La direction consentit à la réparation des dommages qui, certes, n’allaient pas très loin, comparés aux bénéfices annuels de l’affaire, avoués par la publication du bilan. Mais, après quelques incidents de ce genre, il apparut clairement qu’une surveillance devenait nécessaire dans l’usine, les ouvriers eux-mêmes finirent par organiser une espèce de police, afin de flanquer la « dérouillée » aux « faucheurs », méthode préventive destinée à leur épargner les mesures plus graves auxquelles les eût exposés une enquête probante effectuée par la direction.
Et c’est là que je veux en venir.
Pour le plaisir de grappiller, ou celui de créer autour du patronat une atmosphère d’insécurité lui rappelant qu’il a établi sa domination en terrain conquis, mais non soumis, celui qui « fauche » court un risque bien sévère : le risque de se faire prendre.
Le risque d’être... « dévoilé » pour faire revenir en surface un terme souvent employé au début du présent article.

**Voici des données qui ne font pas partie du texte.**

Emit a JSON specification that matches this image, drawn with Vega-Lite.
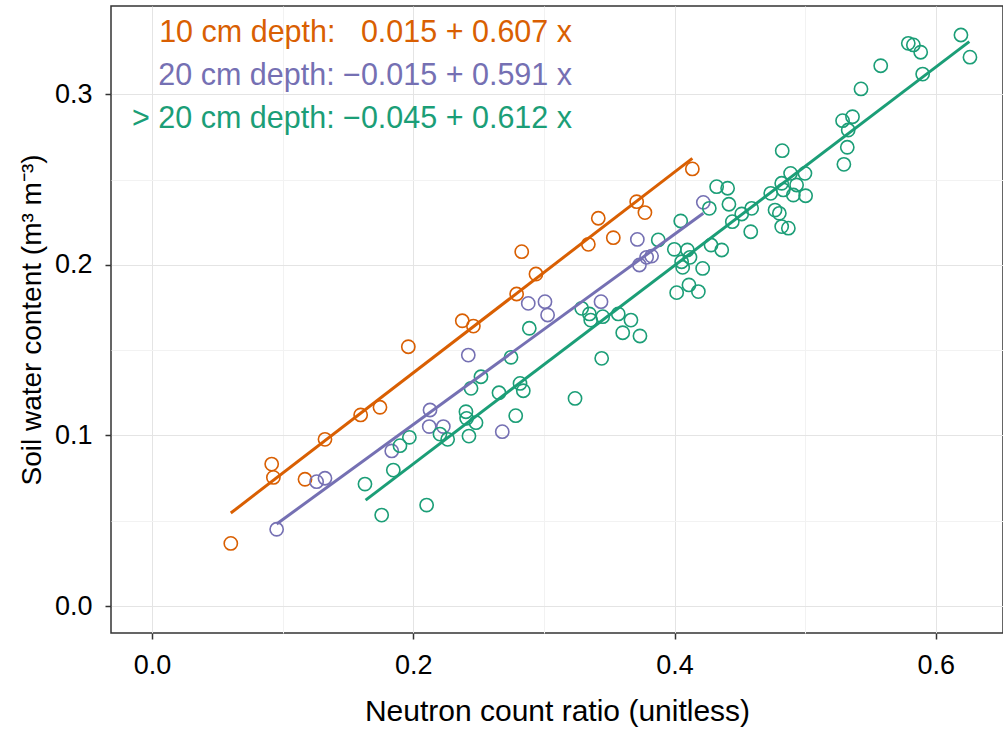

Faut-il ou non se « dévoiler » ? Je l’ignore. Chacun conclut et décide selon son tempérament ou son déterminisme. Mais je sais que, risquer pour risquer, j’aimerais mieux être jeté à la porte par un patron parce que je suis un militant que parce que je serais un voleur…
On me rendra, j’espère, cette justice, qu’ici, dans la question de la « fauche », je n’ai pas fait usage d’arguments ni de principes empruntés à la « morale bourgeoise ».
Mais du moment que nous ne pouvons pas être anarchistes sans un minimum de risques, ni surtout sans que ça se voie et que ça se sache, mieux vaut courir ce risque-là en faisant de l’action syndicale ou militante avec des copains, en collaborant à une propagande et en disant franchement ce que nous pensons des événements et des hommes, que non pas en « fauchant » une ampoule de cinquante bougies, un morceau de savon ou une feuille de papier carbone.
II faut choisir, ou bien de ne courir aucun risque, ou bien d’en accepter qui soient dignes et qui en vaillent la peine.